At the end of summer, Sylvia returned to her family home in Wellesley. Sylvia wrote relentlessly upbeat letters to Aurelia, who had taken the summer off to join her parents on Cape Cod and to recuperate from a recurrence of bleeding ulcers. To others, Sylvia made passing references to her “very attractive, but nervous mother, whom I see as little as possible.” Sylvia mentioned enjoyable weekends cooking for Gordon Lameyer. They had also seen Dr. Beuscher, on whom Sylvia still relied.

By the time Sylvia returned for her final year at Smith, she had decided to apply for a Fulbright scholarship to study at either Oxford or Cambridge. She was lining up her references: Elizabeth Drew, Mary Ellen Chase, and Newton Arvin, all distinguished Smith faculty, favorites of hers, and writers with national reputations. She thought a letter from Dr. Beuscher would be the best way to handle the story of her breakdown and institutionalization, which had resulted, in Sylvia's view, in a complete cure. She was also applying to graduate school, with Harvard, Yale, and Columbia heading her list. She had reverted to her naturally brown hair to highlight a demure, studious look.

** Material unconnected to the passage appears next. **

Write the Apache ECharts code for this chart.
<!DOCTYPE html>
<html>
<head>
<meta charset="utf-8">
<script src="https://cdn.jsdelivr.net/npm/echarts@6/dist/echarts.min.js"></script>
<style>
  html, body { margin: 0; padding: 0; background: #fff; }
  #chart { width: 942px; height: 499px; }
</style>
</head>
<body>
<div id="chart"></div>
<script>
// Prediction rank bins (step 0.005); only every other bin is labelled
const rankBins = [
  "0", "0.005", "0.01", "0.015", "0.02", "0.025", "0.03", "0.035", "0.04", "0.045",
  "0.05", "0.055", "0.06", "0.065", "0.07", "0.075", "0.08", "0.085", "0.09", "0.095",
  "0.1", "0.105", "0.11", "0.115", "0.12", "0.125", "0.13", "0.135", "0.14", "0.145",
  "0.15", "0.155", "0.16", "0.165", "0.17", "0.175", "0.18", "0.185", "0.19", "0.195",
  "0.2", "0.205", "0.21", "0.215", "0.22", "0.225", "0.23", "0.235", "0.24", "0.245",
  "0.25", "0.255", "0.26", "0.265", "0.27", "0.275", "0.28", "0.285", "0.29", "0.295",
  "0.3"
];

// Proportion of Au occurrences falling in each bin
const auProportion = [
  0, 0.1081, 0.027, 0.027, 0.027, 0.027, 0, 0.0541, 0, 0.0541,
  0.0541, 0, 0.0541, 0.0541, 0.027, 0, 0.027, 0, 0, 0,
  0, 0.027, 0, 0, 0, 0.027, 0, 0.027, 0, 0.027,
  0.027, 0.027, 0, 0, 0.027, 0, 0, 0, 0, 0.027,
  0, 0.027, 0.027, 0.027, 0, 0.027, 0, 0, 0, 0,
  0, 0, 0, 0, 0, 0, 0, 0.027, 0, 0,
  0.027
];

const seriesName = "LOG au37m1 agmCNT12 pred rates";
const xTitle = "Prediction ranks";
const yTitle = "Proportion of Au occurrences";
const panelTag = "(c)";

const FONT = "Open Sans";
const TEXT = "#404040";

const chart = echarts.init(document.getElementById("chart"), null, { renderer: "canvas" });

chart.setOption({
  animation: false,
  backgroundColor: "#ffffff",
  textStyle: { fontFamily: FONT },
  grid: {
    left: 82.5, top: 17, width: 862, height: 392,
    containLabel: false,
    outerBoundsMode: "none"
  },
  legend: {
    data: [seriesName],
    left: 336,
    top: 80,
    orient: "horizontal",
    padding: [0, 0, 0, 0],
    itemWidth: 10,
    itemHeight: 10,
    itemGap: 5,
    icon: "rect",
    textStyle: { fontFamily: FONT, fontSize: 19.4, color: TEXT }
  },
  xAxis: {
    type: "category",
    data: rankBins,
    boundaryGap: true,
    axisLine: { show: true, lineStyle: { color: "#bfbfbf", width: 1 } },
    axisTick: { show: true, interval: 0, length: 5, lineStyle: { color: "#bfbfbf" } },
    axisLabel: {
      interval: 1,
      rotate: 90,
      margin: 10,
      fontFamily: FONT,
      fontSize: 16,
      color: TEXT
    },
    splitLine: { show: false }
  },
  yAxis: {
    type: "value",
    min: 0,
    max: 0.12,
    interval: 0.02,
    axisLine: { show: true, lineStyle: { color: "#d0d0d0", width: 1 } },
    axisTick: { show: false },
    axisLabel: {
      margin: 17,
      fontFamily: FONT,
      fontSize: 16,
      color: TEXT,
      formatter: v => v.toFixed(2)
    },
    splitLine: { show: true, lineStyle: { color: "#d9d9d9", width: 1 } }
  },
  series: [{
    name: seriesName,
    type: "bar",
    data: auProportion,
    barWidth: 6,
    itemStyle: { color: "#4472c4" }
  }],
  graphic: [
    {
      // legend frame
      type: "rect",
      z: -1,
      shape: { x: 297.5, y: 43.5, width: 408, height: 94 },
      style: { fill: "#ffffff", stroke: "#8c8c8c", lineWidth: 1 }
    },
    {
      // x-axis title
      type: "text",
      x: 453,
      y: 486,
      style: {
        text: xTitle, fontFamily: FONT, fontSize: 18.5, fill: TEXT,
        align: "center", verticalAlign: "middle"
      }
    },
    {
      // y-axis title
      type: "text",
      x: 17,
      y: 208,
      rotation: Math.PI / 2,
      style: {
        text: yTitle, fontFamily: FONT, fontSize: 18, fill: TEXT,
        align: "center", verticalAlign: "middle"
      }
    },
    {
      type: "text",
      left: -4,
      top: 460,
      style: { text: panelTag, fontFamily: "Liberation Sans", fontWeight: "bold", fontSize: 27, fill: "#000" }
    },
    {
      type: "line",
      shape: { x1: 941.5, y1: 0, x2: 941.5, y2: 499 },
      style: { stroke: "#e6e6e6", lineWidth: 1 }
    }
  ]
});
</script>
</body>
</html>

In the fall of 1954, Sylvia made friends at Smith with Elinor Klein, who was expecting to meet a “shy spectacled, unattractive kid in the corner clutching her Dostoevski for dear life.” But this was a willowy beauty with “great soft dark eyes,” a “wide laughing mouth,” and a “tumble of light hair.” Sylvia immediately dispelled any “worshipful attitudes” by showing Elinor her rejection slips, which Sylvia seemed proud of because they were proof of her hard work. They talked nonstop on the first of many glorious afternoons. Klein fondly remembered her friend's humor, which bubbled up effortlessly, even during their “most serious conversations.”

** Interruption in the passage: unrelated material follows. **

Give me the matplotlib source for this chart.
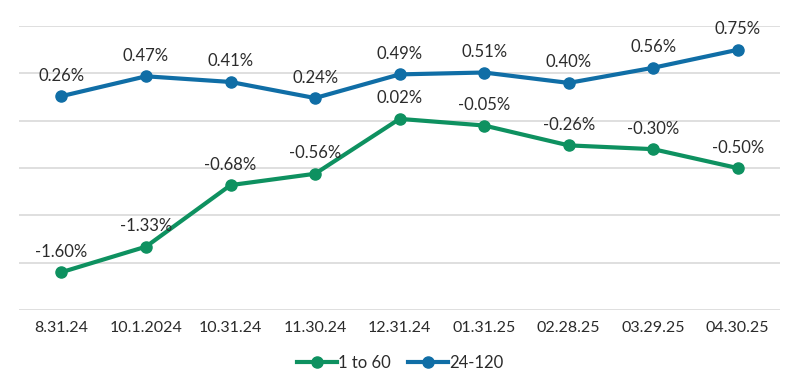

Jody Simon, Smith '55, knew Sylvia slightly. They shared a philosophy class, where Simon noticed that Plath's comments were particularly insightful and interesting. “She always seemed to me to be trembling slightly” and fidgeting with her hair, Jody remembers. “I recall it as an inner intensity externalized.” Simon's overall impression, though, was of a calm and confident person. “I appeared shy and reticent, described as ‘quiet' in our '55 yearbook, and I felt Sylvia extended herself toward me in a kind, interested and thoughtful way.” In a German course, Darryl Hafter watched a very quiet, unassuming Sylvia gradually master the language, in class presenting a Rilke poem in a powerful English translation of her own devising.

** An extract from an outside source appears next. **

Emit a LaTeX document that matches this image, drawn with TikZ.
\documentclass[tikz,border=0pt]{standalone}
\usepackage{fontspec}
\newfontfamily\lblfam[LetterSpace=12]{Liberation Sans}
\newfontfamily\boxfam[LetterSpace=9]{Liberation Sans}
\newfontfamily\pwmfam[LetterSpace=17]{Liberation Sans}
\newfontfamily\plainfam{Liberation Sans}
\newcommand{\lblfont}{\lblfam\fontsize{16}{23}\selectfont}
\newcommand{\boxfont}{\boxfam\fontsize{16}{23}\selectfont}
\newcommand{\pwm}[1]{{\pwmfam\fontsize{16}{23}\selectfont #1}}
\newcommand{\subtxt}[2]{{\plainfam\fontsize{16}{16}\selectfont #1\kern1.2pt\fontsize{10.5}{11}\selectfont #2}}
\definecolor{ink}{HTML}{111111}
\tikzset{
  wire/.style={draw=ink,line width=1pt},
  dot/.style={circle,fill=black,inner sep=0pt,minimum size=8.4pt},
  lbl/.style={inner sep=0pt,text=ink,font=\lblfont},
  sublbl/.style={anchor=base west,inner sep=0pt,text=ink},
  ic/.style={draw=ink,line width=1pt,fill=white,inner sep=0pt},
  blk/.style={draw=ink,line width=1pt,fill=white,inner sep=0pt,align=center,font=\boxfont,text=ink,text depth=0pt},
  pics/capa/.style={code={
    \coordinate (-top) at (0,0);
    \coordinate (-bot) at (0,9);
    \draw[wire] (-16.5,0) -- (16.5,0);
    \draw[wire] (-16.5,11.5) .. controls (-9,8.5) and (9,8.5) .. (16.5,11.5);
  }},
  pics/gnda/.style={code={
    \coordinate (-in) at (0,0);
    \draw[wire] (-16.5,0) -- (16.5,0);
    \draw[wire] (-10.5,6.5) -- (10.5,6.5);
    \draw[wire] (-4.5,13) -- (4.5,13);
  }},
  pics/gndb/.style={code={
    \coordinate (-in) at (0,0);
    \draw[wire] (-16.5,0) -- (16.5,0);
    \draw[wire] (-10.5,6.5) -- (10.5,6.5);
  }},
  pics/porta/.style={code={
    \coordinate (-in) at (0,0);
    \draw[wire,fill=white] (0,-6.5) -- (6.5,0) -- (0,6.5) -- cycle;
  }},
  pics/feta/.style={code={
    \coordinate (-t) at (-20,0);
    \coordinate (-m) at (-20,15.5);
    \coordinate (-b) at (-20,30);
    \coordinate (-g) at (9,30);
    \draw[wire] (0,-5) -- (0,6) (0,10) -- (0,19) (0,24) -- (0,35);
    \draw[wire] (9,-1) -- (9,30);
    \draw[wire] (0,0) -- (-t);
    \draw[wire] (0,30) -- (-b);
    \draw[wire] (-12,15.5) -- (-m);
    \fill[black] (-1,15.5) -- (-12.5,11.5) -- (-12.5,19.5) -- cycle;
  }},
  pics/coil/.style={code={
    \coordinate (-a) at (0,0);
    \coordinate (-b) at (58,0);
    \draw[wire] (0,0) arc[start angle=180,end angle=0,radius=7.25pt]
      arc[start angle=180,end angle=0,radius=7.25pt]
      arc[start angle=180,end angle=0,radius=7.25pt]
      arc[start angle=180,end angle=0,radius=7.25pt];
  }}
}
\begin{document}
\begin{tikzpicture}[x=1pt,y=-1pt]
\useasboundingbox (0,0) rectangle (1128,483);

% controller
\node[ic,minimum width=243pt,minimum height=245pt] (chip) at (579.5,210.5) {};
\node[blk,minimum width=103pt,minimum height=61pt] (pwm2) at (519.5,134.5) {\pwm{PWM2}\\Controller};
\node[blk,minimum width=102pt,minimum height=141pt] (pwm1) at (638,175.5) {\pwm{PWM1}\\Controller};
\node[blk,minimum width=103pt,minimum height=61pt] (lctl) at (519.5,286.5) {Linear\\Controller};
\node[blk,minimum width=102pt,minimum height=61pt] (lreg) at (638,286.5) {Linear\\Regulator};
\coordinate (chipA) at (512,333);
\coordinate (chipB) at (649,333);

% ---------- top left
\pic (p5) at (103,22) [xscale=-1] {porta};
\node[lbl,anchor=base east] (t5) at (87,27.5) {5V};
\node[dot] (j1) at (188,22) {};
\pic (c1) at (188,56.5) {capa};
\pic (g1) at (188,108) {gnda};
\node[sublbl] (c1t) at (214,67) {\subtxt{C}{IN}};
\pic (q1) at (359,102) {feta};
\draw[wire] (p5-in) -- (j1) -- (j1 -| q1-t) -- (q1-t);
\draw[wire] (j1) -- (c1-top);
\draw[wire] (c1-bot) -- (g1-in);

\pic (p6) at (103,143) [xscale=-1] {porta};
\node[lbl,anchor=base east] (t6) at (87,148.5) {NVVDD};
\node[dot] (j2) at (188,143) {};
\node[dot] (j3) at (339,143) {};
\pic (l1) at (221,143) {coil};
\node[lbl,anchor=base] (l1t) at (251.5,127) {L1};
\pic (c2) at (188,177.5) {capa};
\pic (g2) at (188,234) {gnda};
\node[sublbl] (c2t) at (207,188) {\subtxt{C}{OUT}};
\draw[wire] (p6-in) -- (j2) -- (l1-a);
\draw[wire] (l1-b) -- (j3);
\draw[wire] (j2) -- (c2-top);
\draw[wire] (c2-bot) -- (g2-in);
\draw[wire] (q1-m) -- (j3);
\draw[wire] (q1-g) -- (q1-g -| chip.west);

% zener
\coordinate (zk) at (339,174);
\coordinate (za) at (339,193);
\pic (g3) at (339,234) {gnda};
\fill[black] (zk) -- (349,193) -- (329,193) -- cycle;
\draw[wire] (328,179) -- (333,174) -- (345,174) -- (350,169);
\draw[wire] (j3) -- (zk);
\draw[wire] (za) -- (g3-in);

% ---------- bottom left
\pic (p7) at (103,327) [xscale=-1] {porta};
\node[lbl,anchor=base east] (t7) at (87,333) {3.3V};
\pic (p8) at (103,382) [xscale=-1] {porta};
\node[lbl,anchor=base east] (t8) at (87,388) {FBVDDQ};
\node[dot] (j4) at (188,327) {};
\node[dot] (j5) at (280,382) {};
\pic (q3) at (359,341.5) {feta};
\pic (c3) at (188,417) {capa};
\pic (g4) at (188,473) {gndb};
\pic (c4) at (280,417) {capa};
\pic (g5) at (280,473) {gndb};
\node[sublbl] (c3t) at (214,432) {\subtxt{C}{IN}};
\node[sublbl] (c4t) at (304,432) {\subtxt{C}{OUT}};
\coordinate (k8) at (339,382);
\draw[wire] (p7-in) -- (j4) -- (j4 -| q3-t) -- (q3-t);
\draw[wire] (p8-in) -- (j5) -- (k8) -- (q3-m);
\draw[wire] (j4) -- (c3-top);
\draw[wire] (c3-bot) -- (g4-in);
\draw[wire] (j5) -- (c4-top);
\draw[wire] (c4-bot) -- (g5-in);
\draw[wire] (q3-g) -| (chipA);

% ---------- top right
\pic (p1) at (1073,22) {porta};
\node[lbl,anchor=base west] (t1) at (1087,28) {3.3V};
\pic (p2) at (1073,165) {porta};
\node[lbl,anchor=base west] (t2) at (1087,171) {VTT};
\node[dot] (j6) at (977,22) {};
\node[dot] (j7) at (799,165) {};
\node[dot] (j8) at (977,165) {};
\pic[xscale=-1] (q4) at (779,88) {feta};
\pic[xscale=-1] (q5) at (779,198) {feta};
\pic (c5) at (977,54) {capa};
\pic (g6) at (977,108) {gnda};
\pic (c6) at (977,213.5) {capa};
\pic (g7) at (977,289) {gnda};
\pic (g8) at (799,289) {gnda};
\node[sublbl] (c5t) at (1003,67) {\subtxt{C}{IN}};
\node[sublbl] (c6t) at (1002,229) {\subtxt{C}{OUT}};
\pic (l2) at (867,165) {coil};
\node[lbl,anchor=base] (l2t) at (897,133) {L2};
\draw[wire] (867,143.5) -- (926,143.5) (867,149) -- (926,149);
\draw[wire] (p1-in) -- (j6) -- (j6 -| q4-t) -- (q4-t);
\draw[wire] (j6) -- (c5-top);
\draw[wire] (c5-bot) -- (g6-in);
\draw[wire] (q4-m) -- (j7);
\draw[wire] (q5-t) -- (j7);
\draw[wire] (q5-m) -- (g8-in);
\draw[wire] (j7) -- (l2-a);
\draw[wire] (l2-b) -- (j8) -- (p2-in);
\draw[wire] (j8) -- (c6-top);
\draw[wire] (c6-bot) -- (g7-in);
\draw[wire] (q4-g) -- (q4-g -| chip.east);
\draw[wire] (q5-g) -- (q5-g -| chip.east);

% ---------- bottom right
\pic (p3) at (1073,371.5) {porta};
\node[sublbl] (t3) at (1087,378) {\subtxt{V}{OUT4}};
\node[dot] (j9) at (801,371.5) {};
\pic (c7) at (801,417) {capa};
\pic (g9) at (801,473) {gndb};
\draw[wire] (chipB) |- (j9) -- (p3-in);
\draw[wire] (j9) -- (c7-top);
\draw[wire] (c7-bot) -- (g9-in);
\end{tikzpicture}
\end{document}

Sylvia attributed her good spirits that fall to her bohemian summer, suggesting to her mother that she had needed a break from her practical self—the one who stuck to a schedule, budgeted her time and money, and expressed her conventional, unoriginal, and puritanical side. Dr. Beuscher had evidently encouraged acting out, to rid Sylvia of the “good girl” mind-set that had made her resentful of her mother, the embodiment of prim and proper decorum. To Nancy Hunter, however, Sylvia had gone too far in the opposite direction, forsaking not merely the traditional behavior of a Smith undergraduate, but showing a disquieting lack of sense. Sylvia rationalized her “blazing jaunts” as learning the “hard way” to be independent.